Without debate the House on Monday gave final approval to legislation saying that communities can place photo radar and red light cameras on state highways -- anything with a route number -- only if they first prove it is "necessary for the public safety of the state.'' That specifically means showing that it will be a safety improvement.

Absent that proof, the state Department of Transportation, which has final say over use of the roads, would be precluded from giving the go-ahead.

Lawmakers did agree to alter the final version of HB 2477 to deal with the fact that there already are cameras set up along roads in several communities. Sen. Steve Farley, D-Tucson, said he was concerned the legislation would make it impossible for any city to show that the installation will actually result in further improvement in safety.

So now the legislation requires a city which already has speeding or red light cameras installed to show what has been their impact, comparing accidents prior to installation with what is occurring now. But it still leaves ADOT with the power to order removal if the agency determines the photo enforcement system "does not maintain a positive impact on public safety.''

The measure, which now goes to the governor, is a victory of sorts for supporters of photo radar.
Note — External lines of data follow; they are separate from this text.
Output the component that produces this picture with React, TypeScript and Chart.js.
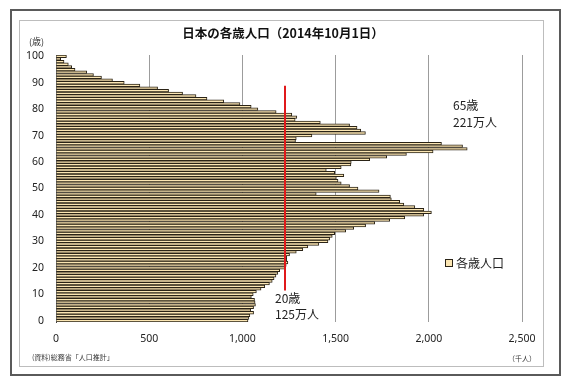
import { useEffect, useRef } from 'react';
import { Chart, registerables } from 'chart.js';

Chart.register(...registerables);

// ---- data (thousands of people, ages 0..100+) ----
const ages: string[] = Array.from({ length: 101 }, (_, i) => String(i));
const population: number[] = [
  1030, 1035, 1040, 1060, 1045, 1060, 1070, 1068, 1065, 1048,
  1058, 1075, 1100, 1120, 1145, 1160, 1170, 1180, 1190, 1200,
  1230, 1235, 1244, 1238, 1238, 1253, 1289, 1324, 1351, 1410,
  1459, 1468, 1482, 1495, 1554, 1597, 1661, 1710, 1790, 1871,
  1973, 2014, 1973, 1925, 1866, 1844, 1799, 1794, 1396, 1733,
  1620, 1575, 1530, 1513, 1504, 1544, 1495, 1450, 1530, 1582,
  1584, 1683, 1774, 1880, 2023, 2206, 2181, 2068, 1285, 1289,
  1373, 1660, 1635, 1615, 1575, 1418, 1283, 1292, 1265, 1181,
  1083, 1047, 987, 900, 810, 751, 679, 604, 545, 450,
  366, 303, 244, 201, 165, 102, 84, 66, 43, 25,
  56,
];
const xTickValues: number[] = [0, 500, 1000, 1500, 2000, 2500];
const yTickStep = 10;
const seriesName = '各歳人口';
const titleText = '日本の各歳人口（2014年10月1日）';
const markerValue = 1230; // red reference line (thousands)
const markerAgeTop = 88.9;
const markerAgeBottom = 11.4;
const note65 = ['65歳', '221万人'];
const note20 = ['20歳', '125万人'];
const sourceText = '(資料)総務省「人口推計」';
const xUnit = '（千人）';
const yUnit = '(歳)';

const JP = "'Noto Sans CJK JP', 'Noto Sans', sans-serif";
const NUM = "'Noto Sans', 'Noto Sans CJK JP', sans-serif";
const BAR_FILL = '#fbe6b3';
const BAR_BORDER = '#2a2316';

const framePlugin = {
  id: 'frame',
  beforeDraw(chart: any) {
    const ctx = chart.ctx;
    ctx.save();
    ctx.fillStyle = '#ffffff';
    ctx.fillRect(0, 0, chart.width, chart.height);
    ctx.strokeStyle = '#5a5a5a';
    ctx.lineWidth = 2;
    ctx.strokeRect(11, 10, 549, 365);
    ctx.strokeStyle = '#bdbdbd';
    ctx.lineWidth = 1;
    ctx.strokeRect(19.5, 20.5, 524, 346);
    ctx.restore();
  },
  afterDatasetsDraw(chart: any) {
    const ctx = chart.ctx;
    const xs = chart.scales.x;
    const ys = chart.scales.y;
    ctx.save();
    ctx.strokeStyle = '#e0191b';
    ctx.lineWidth = 2;
    ctx.beginPath();
    const mx = Math.round(xs.getPixelForValue(markerValue));
    ctx.moveTo(mx, ys.getPixelForValue(markerAgeTop));
    ctx.lineTo(mx, ys.getPixelForValue(markerAgeBottom));
    ctx.stroke();
    ctx.restore();
  },
  afterDraw(chart: any) {
    const ctx = chart.ctx;
    const xs = chart.scales.x;
    const ys = chart.scales.y;
    ctx.save();
    ctx.fillStyle = '#111';
    ctx.textBaseline = 'middle';
    // title
    ctx.font = `bold 12.5px ${JP}`;
    ctx.textAlign = 'center';
    ctx.fillText(titleText, 283, 33);
    // units
    ctx.textAlign = 'left';
    ctx.font = `9px ${JP}`;
    ctx.fillStyle = '#333';
    ctx.fillText(yUnit, 29, 42);
    ctx.font = `7px ${JP}`;
    ctx.fillText(sourceText, 32, 357);
    ctx.font = `7px ${JP}`;
    ctx.fillText(xUnit, 508, 358);
    // annotations
    ctx.fillStyle = '#222';
    ctx.font = `12px ${JP}`;
    const ax65 = xs.getPixelForValue(2130);
    ctx.fillText(note65[0], ax65, ys.getPixelForValue(81.3));
    ctx.fillText(note65[1], ax65, ys.getPixelForValue(74.9));
    const ax20 = xs.getPixelForValue(1175);
    ctx.fillText(note20[0], ax20, ys.getPixelForValue(8.6));
    ctx.fillText(note20[1], ax20, ys.getPixelForValue(2.2));
    // legend
    const lx = 445, ly = 263;
    ctx.fillStyle = BAR_FILL;
    ctx.fillRect(lx + 0.5, ly - 3.5, 7, 7);
    ctx.strokeStyle = BAR_BORDER;
    ctx.lineWidth = 1;
    ctx.strokeRect(lx + 0.5, ly - 3.5, 7, 7);
    ctx.fillStyle = '#222';
    ctx.font = `12px ${JP}`;
    ctx.fillText(seriesName, lx + 11, ly);
    ctx.restore();
  },
};

export default function App() {
  const ref = useRef<HTMLCanvasElement | null>(null);
  useEffect(() => {
    if (!ref.current) return;
    const chart = new Chart(ref.current, {
      type: 'bar',
      data: {
        labels: ages,
        datasets: [
          {
            label: seriesName,
            data: population,
            backgroundColor: BAR_FILL,
            borderColor: BAR_BORDER,
            borderWidth: 1,
            barPercentage: 1,
            categoryPercentage: 1,
          },
        ],
      },
      options: {
        indexAxis: 'y',
        responsive: false,
        maintainAspectRatio: false,
        animation: false,
        layout: { padding: { left: 0, right: 48, top: 55, bottom: 36 } },
        plugins: {
          legend: { display: false },
          title: { display: false },
          tooltip: { enabled: false },
        },
        scales: {
          x: {
            type: 'linear',
            min: 0,
            max: 2500,
            afterBuildTicks: (scale: any) => {
              scale.ticks = xTickValues.map((v) => ({ value: v }));
            },
            afterFit: (scale: any) => {
              scale.height = 25;
            },
            ticks: {
              padding: 11,
              color: '#222',
              font: { family: NUM, size: 10.5 },
              callback: (v: any) => Number(v).toLocaleString('en-US'),
            },
            grid: {
              color: (c: any) => (c.index === 0 ? 'rgba(0,0,0,0)' : '#9c9c9c'),
              lineWidth: 1,
              drawTicks: false,
            },
            border: { display: false },
          },
          y: {
            type: 'category',
            reverse: true,
            afterFit: (scale: any) => {
              scale.width = 56;
            },
            ticks: {
              autoSkip: false,
              padding: 12,
              color: '#222',
              font: { family: NUM, size: 10.5 },
              callback: (v: any) => (Number(v) % yTickStep === 0 ? String(ages[Number(v)]) : ''),
            },
            grid: { display: false, drawTicks: false },
            border: { display: true, color: '#444', width: 1 },
          },
        },
      },
      plugins: [framePlugin],
    } as any);
    return () => chart.destroy();
  }, []);
  return (
    <div style={{ position: 'absolute', left: 0, top: 0, width: 570, height: 383 }}>
      <canvas ref={ref} width={570} height={383} style={{ width: 570, height: 383, display: 'block' }} />
    </div>
  );
}
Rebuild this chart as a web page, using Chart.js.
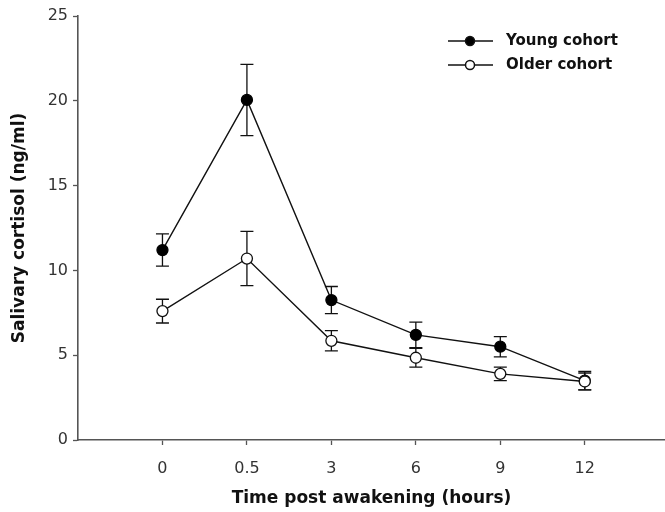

It means that lawmakers will not take up more far-reaching proposals to ban the use of automated enforcement systems on state roads.

And HB 2477 does not disturb the ability of counties, cities or towns to establish photo enforcement systems on their own locally maintained roads.

But the legislation stems from a belief among some at the Capitol that the cameras are designed less for public safety and more to generate citations -- and the fines that come with them that enrich city coffers.

Rep. Debbie Lesko, R-Glendale, who crafted this measure, said this will ensure that at least the cameras placed on state highways have a legitimate purpose.

ADOT officials acknowledged that, until now, they have pretty much allowed cities and towns to erect cameras where they want on state roads.

Most are simple photo radar devices, designed to catch speeders. But ADOT has allowed Tucson to erect cameras at Oracle and River roads to spot those who run the red light there.

"If the city completes all of the permit requirements, the permits are granted,'' said agency spokesman Tim Tait said. He said the only issue for ADOT is to ensure that any installation complies with engineering safety standards.

Lesko's measure still leaves ADOT with some discretion on granting or rejecting a request. But the agency will first be required to review the number of vehicles operating each day on that stretch of the road, the percentage who violate traffic laws and any reports of motor vehicle accidents.

ADOT has existing agreements with Tucson, Chandler, El Mirage, Globe, Superior, Show Low and Star Valley. Tait said Sierra Vista and Casa Grande are working with ADOT to install photo enforcement cameras on state roads in their communities.